[Materials provided]
************

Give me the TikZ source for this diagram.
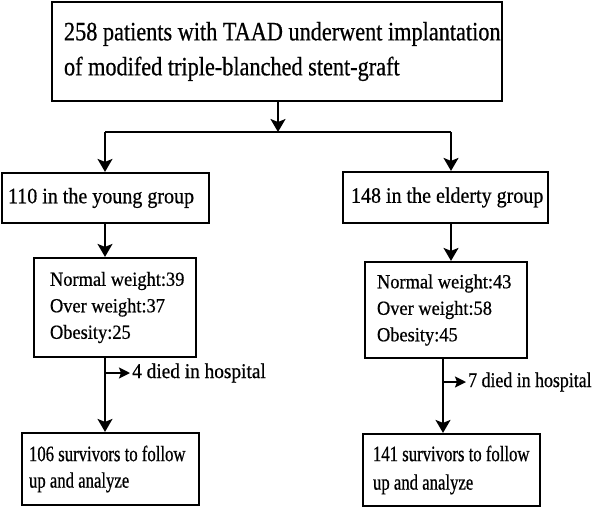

************

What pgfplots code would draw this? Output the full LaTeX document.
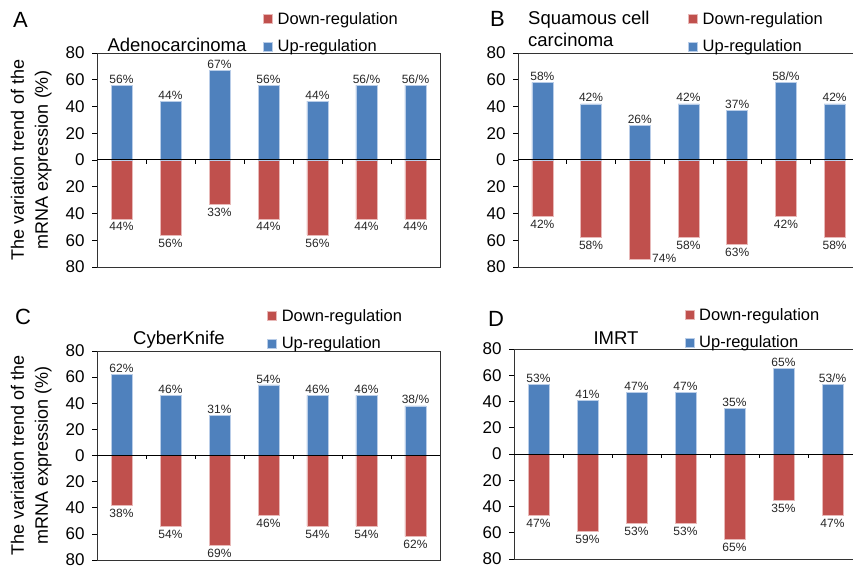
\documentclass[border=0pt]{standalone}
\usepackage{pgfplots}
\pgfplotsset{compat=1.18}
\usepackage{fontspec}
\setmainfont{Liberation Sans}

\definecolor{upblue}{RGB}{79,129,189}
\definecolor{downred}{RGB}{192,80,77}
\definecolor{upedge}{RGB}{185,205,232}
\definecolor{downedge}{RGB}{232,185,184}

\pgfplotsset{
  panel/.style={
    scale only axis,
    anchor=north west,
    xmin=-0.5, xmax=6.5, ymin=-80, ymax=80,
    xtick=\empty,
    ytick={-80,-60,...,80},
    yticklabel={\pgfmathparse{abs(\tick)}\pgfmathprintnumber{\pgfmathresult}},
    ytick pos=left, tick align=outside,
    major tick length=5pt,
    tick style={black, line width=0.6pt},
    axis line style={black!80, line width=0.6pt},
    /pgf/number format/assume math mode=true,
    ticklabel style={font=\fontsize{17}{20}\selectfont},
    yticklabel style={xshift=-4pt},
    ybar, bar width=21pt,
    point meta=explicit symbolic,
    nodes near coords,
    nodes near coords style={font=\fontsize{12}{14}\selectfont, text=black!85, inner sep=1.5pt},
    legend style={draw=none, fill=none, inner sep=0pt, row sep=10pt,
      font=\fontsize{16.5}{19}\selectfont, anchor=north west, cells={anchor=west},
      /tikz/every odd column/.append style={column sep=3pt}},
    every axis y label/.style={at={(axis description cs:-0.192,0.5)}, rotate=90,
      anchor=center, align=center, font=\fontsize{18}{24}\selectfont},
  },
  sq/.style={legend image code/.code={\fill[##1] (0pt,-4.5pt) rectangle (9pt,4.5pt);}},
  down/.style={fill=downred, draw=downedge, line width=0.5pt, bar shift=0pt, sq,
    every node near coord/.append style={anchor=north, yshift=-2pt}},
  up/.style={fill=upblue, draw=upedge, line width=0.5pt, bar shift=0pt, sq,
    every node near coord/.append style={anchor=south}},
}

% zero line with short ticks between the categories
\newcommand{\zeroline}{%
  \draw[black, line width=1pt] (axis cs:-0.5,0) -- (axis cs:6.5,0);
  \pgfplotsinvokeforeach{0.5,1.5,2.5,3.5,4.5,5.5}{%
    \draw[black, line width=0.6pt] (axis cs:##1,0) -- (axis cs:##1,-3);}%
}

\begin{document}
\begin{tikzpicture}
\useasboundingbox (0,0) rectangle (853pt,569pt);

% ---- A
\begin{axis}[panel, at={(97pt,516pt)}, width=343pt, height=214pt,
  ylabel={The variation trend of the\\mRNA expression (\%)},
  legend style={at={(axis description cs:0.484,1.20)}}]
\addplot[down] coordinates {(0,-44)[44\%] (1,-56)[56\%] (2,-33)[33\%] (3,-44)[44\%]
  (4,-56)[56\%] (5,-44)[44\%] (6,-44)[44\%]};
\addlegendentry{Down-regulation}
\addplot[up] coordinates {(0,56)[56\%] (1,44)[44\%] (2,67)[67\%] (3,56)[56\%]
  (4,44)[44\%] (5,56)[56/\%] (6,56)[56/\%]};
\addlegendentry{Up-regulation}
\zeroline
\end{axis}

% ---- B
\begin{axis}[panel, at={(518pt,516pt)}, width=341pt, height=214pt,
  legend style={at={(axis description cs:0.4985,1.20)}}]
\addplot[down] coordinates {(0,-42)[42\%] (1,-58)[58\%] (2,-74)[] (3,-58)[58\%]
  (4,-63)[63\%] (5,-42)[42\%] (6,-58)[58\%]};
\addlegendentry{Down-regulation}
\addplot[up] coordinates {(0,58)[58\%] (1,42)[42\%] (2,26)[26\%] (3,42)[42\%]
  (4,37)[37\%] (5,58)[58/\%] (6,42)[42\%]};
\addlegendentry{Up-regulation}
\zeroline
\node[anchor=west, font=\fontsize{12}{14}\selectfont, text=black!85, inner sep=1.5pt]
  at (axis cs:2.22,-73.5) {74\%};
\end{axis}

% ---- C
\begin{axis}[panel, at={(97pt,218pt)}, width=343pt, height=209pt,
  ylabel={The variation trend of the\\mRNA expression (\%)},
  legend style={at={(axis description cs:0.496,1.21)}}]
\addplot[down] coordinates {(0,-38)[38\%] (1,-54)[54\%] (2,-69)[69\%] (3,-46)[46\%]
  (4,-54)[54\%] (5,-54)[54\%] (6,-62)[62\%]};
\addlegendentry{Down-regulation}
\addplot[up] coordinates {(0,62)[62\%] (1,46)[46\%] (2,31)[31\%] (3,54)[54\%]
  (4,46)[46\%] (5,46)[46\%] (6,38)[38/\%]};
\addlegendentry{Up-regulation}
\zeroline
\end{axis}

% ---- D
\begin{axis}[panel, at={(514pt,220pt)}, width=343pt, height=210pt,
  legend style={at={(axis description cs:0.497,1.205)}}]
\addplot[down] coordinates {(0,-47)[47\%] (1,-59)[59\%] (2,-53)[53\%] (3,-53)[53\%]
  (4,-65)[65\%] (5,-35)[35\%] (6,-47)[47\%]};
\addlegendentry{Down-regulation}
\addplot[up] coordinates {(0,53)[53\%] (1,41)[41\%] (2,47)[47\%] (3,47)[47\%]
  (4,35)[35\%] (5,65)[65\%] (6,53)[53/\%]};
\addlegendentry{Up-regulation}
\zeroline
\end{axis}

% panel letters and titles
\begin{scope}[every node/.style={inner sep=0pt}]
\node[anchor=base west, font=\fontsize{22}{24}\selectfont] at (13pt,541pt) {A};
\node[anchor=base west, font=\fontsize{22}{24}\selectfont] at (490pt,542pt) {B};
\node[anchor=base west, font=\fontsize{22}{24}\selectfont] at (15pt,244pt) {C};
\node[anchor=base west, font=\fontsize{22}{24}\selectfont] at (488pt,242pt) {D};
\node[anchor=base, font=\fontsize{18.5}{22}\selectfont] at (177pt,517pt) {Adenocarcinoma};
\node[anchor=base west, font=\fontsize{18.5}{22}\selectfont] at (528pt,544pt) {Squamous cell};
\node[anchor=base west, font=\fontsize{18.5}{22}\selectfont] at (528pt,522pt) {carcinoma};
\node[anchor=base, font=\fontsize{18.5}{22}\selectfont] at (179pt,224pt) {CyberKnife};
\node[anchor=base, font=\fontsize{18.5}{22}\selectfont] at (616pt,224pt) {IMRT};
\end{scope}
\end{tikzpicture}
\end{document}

************

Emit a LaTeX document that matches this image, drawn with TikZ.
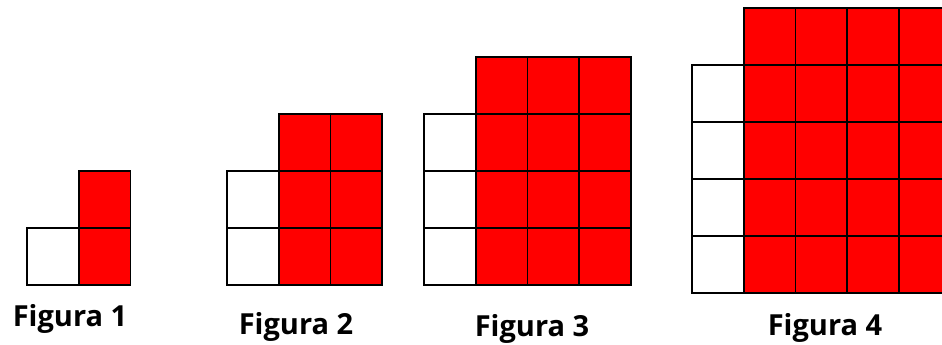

************

[Stated problem]
Gather all lines where the word "LaTeX" appears.

[Task output]
What pgfplots code would draw this? Output the full LaTeX document.
Emit a LaTeX document that matches this image, drawn with TikZ.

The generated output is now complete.